A democratic republic has no need of either bloodline aristocrats or a permanent political ruling class. Americans have instinctively opposed a permanent or semi-permanent ruling class by throwing up four bars against it. Constitutions to which the founders pledge their sacred honor, lives and fortunes; deeply held republican traditions, including religious prohibitions; frequent elections that plow under the ruling class; and a healthy two party rivalry have thus far combined to prevent the American governing stream from being clotted with political aristocrats.
Taking stock of politics in Connecticut during the past few decades, we see a steady erosion of Republican Party support accompanied by a rise of progressivism. Both major political parties in Connecticut are outnumbered by independents, and the Democratic Party boasts twice as many registered voters as the Republican Party. All the members of Connecticut’s U.S. Congressional Delegation in Washington and all the Constitutional officers in Connecticut are Democrats, Governor Dannel Malloy is a Democrat and the nominal head of the state’s Democratic Party and Democrats outnumber Republicans in the state’s General Assembly, holding 21 of 36 seats in the Senate and 87 of 64 seats in the House.

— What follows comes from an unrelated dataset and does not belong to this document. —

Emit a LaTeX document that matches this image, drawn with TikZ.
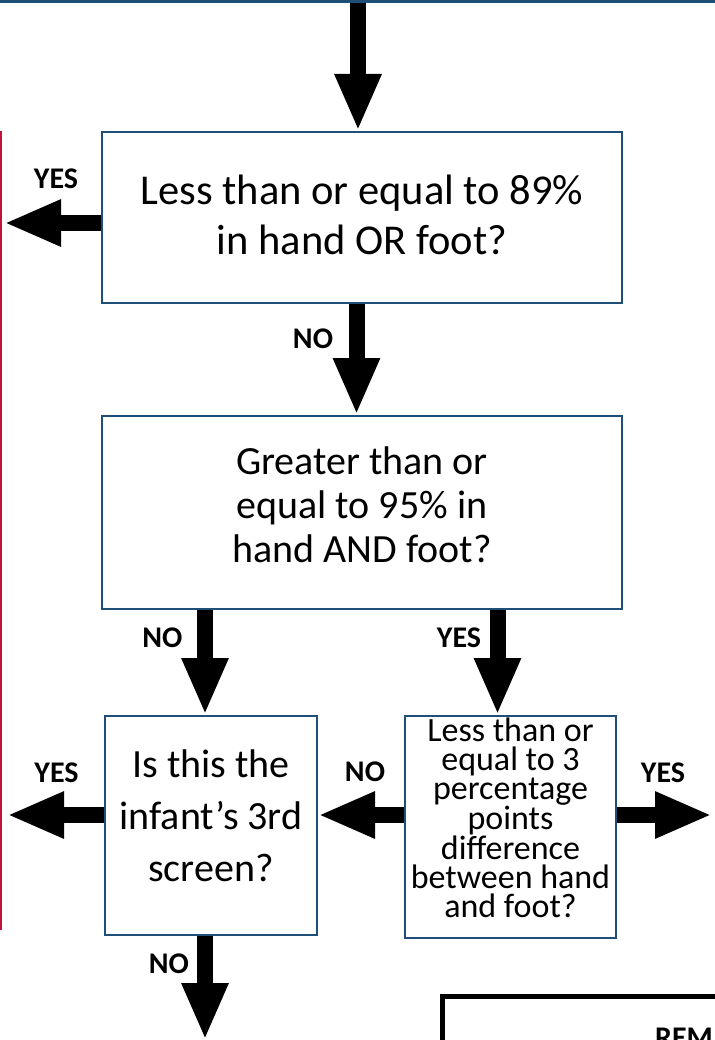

As a practical political matter, effective political rivalry in Connecticut has been all but eliminated. Mr. Malloy and Democratic majorities in the General Assembly have produced biennial budgets that bear no Republican fingerprints. All the Malloy budgets were hammered out by the Governor, union leaders from SEBAC and the two Democrat leaders in the General Assembly -- behind closed doors in the absence of any public exposure. Not until he became Emperor of France did Napoleon deploy such unearthly power. Mr. Malloy is answerable only to his conscience, and an immovable political conscience, as we all know, is imperious, self-glorifying and nearly always injurious to democratic rule.
Progressivism, moreover, is the doctrine that everything BUT government should be regulated. The usual bars to political presumption – tradition, Constitutional provisions, and disastrous practical consequences – all fall to the progressive sword. Every tyrant on earth -- the half-mad Caesars of Rome, Napoleon himself, Stalin in Russia, Hitler in Germany/Austria, Mao in China, the Castro brothers in Cuba – were during their day progressive vanguards, spearheading the future. And all of them were radical anti-republicans.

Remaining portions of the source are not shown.